Member Reviews

Vincent Alan Chell has a lot to say. He talks about his wife, Yael, who committed suicide. He talks about a cult group that meets in a church basement. And he talks about the robots serving mankind and how the Peacemaker - an artificial intelligence - has been controlling the peace for decades. Vincent Alan Chell talks, and not much else.

The most important thing to know about this book is not what it has to say, but how it says it. This book is told as a series of interviews - Chell answering questions ... without the questions presented to the reader. Instead, a square black bullet indicates where a question is posed and all we get is Chell's response. Clearly we could generally infer what the question might have been, if we wanted to.

"If we wanted to." That's the key. There is very little here to keep a reader engaged. Given the challenge of the style of writing for this book, we need to be brought in to something really interesting or really exciting right away. The idea of a character being interviewed or interrogated was interesting for about a chapter, but the novelty of this wore off which left a slow, one-sided narrative.

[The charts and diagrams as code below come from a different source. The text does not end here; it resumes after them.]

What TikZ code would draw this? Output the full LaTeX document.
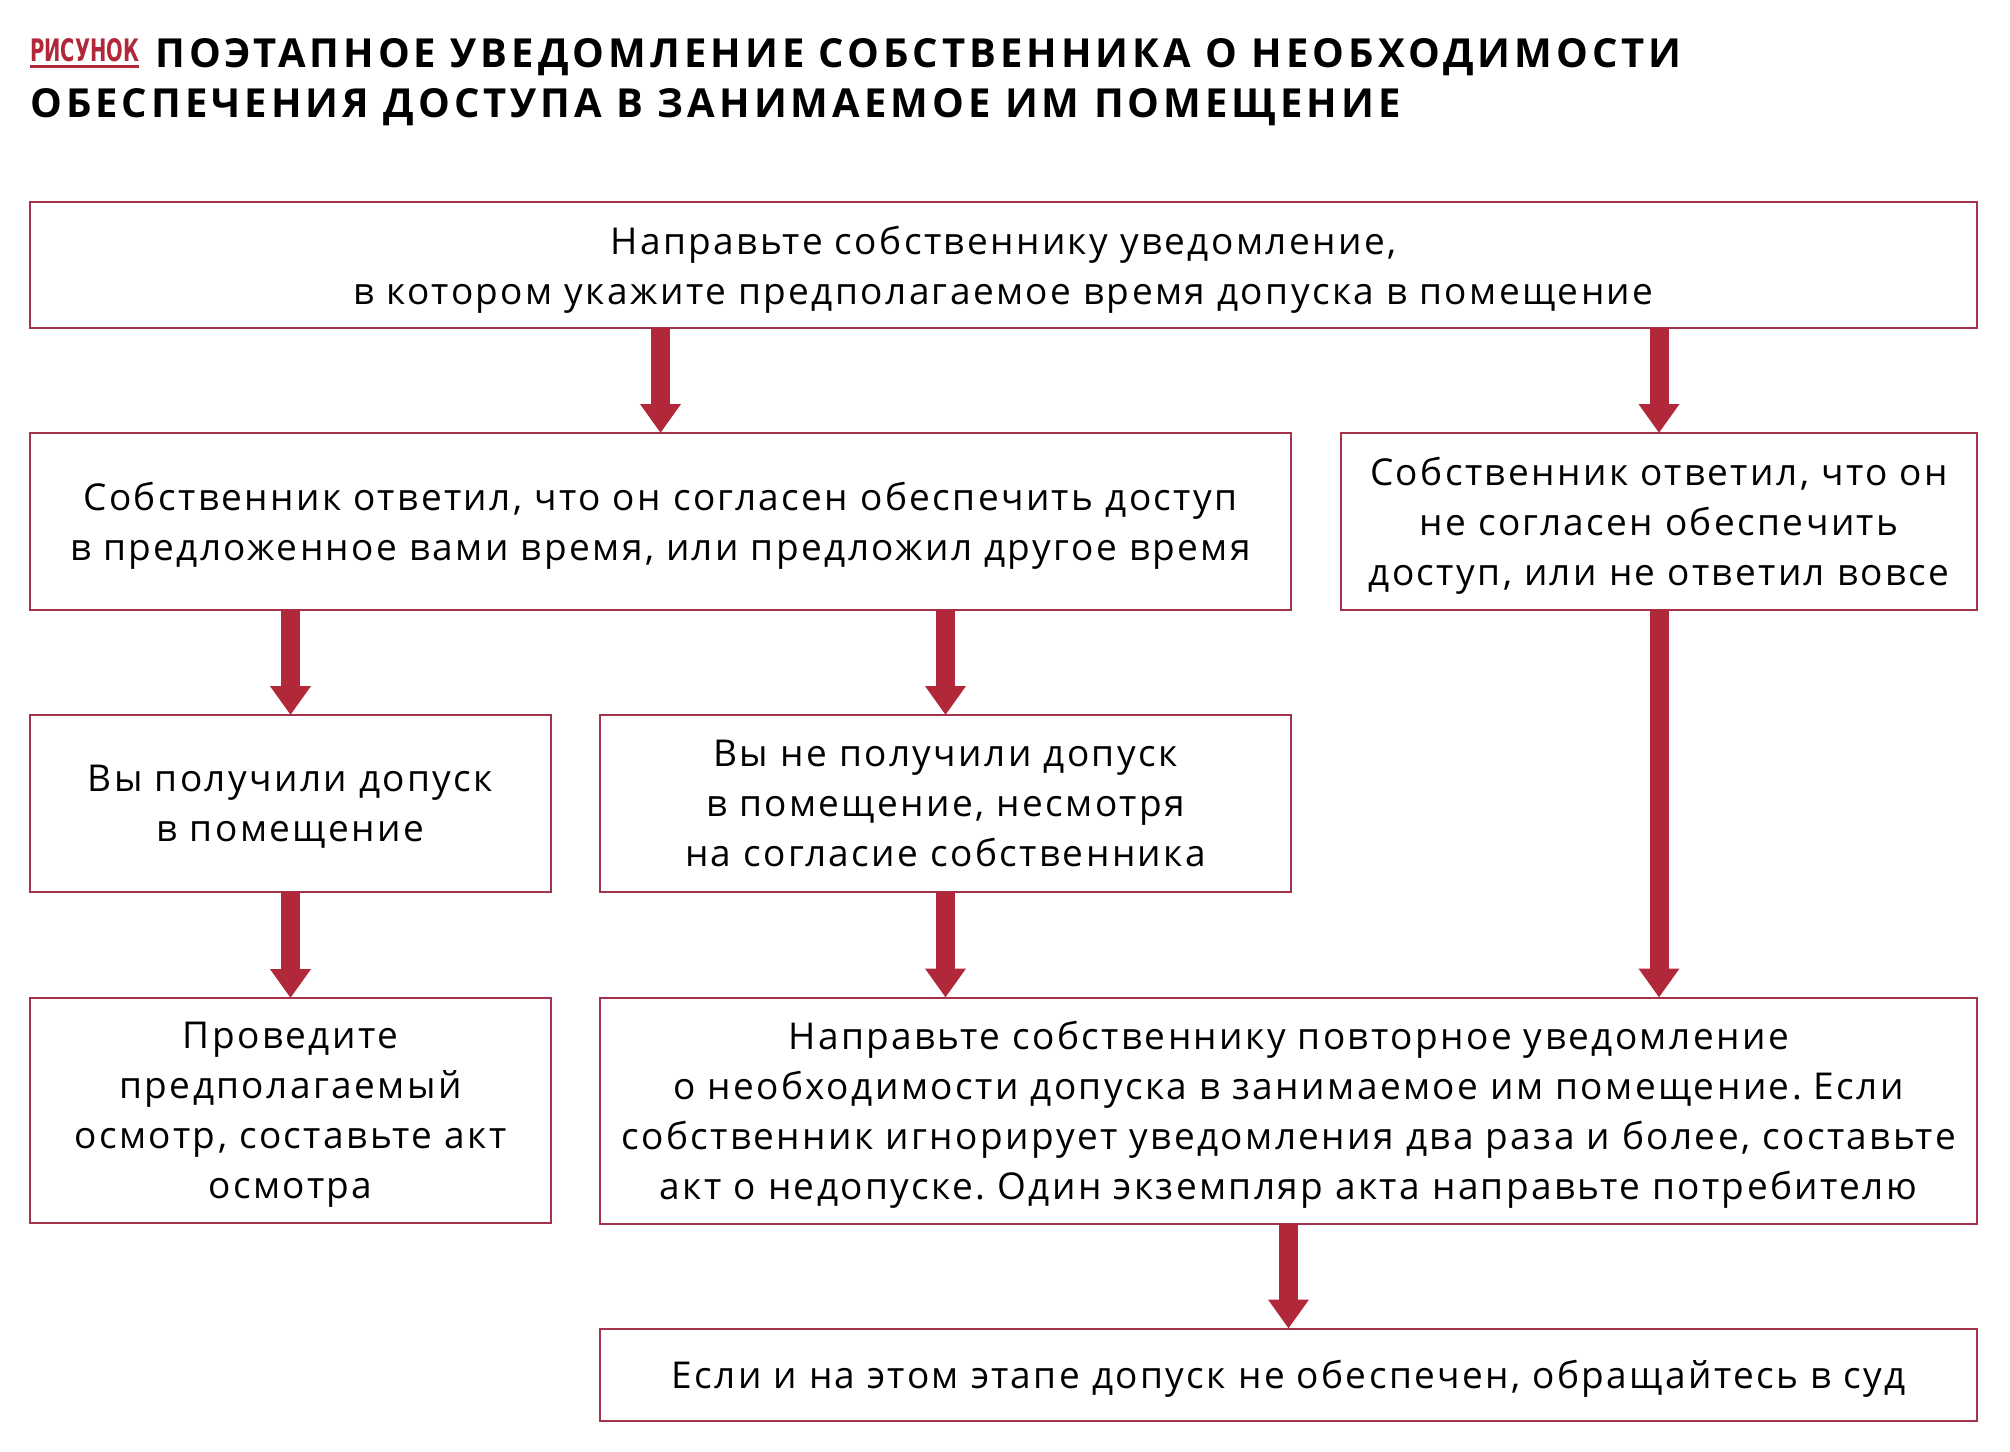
\documentclass[tikz,border=0pt]{standalone}
\usepackage{fontspec}
\usepackage{graphicx}
\setmainfont{Open Sans}
\newfontfamily\bodyfont[LetterSpace=6.5]{Open Sans}
\newfontfamily\headfont[LetterSpace=10]{Open Sans}
\newfontfamily\tagfont{DejaVu Sans}
\usetikzlibrary{arrows.meta,positioning,calc}
\definecolor{rubric}{HTML}{B0283A}
\definecolor{rubricline}{HTML}{A3324A}
\frenchspacing
% last line of a box: no depth, so the text sits as in the original
\newcommand\lastline[1]{\raisebox{0pt}[\height][0pt]{#1}}

\begin{document}
\begin{tikzpicture}[x=1pt, y=-1pt,
    stepbox/.style={draw=rubricline, line width=2pt, inner sep=0pt, outer sep=0pt,
        align=center, font=\bodyfont\fontsize{37}{50}\selectfont},
    flow/.style={draw=rubric, line width=19pt, -{Triangle[width=39pt,length=29pt]}},
    headline/.style={anchor=base west, inner sep=0pt, font=\headfont\bfseries\fontsize{40}{50}\selectfont}]
    \useasboundingbox (0,0) rectangle (2010,1451);
    % title
    \node[anchor=base west, inner sep=0pt, text=rubric,
        font=\tagfont\bfseries] (figlabel) at (30,61) {\resizebox{109pt}{23pt}{РИСУНОК}};
    \draw[rubric, line width=3pt] ([yshift=-5pt]figlabel.base west) -- ([yshift=-5pt]figlabel.base east);
    \node[headline] (title1) at (155,67) {ПОЭТАПНОЕ УВЕДОМЛЕНИЕ СОБСТВЕННИКА О НЕОБХОДИМОСТИ};
    \node[headline] (title2) at (30,117) {ОБЕСПЕЧЕНИЯ ДОСТУПА В ЗАНИМАЕМОЕ ИМ ПОМЕЩЕНИЕ};
    % boxes
    \node[stepbox, minimum width=1947pt, minimum height=126pt] (notice) at (1003.5,265)
        {Направьте собственнику уведомление,\\\lastline{в котором укажите предполагаемое время допуска в помещение}};
    \node[stepbox, minimum width=1261pt, minimum height=177pt,
        below=105pt of notice.south west, anchor=north west] (agreed)
        {Собственник ответил, что он согласен обеспечить доступ\\\lastline{в предложенное вами время, или предложил другое время}};
    \node[stepbox, minimum width=636pt, minimum height=177pt, right=50pt of agreed] (refused)
        {Собственник ответил, что он\\не согласен обеспечить\\\lastline{доступ, или не ответил вовсе}};
    \node[stepbox, minimum width=521pt, minimum height=177pt,
        below=105pt of agreed.south west, anchor=north west] (granted)
        {Вы получили допуск\\\lastline{в помещение}};
    \node[stepbox, minimum width=691pt, minimum height=177pt, right=49pt of granted] (denied)
        {Вы не получили допуск\\в помещение, несмотря\\\lastline{на согласие собственника}};
    \node[stepbox, minimum width=521pt, minimum height=225pt,
        below=106pt of granted.south west, anchor=north west] (inspect)
        {Проведите\\предполагаемый\\осмотр, составьте акт\\\lastline{осмотра}};
    \node[stepbox, minimum width=1377pt, minimum height=226pt, right=49pt of inspect] (renotice)
        {Направьте собственнику повторное уведомление\\о необходимости допуска в занимаемое им помещение. Если\\собственник игнорирует уведомления два раза и более, составьте\\\lastline{акт о недопуске. Один экземпляр акта направьте потребителю}};
    \node[stepbox, minimum width=1377pt, minimum height=92pt, below=105pt of renotice] (court)
        {\lastline{Если и на этом этапе допуск не обеспечен, обращайтесь в суд}};
    % arrows
    \draw[flow] (notice.south -| agreed.north) -- (agreed.north);
    \draw[flow] (notice.south -| refused.north) -- (refused.north);
    \draw[flow] (agreed.south -| granted.north) -- (granted.north);
    \draw[flow] (agreed.south -| denied.north) -- (denied.north);
    \draw[flow] (granted.south) -- (inspect.north);
    \draw[flow] (denied.south) -- (denied.south |- renotice.north);
    \draw[flow] (refused.south) -- (refused.south |- renotice.north);
    \draw[flow] (renotice.south -| court.north) -- (court.north);
\end{tikzpicture}
\end{document}
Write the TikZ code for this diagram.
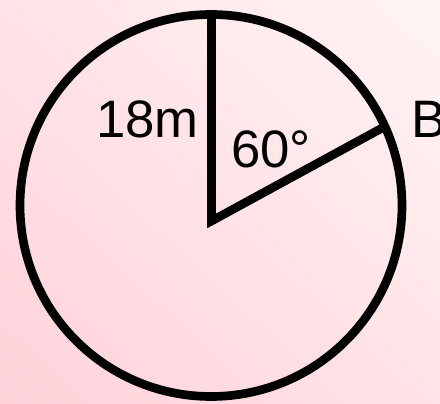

One of the first rules of writing that every first year college English student learns is "show, don't tell." It is very hard to show when the entire narrative is someone telling someone else their side of a story.

The ideas in this sci-fi book had the potential to be interesting and maybe even a little bit on the order of a Phil Dick novel, but the execution wasn't even close.

Looking for a good book? You're not likely to find it here.

I received a digital copy of this book from the publisher, through Netgalley, in exchange for an honest review.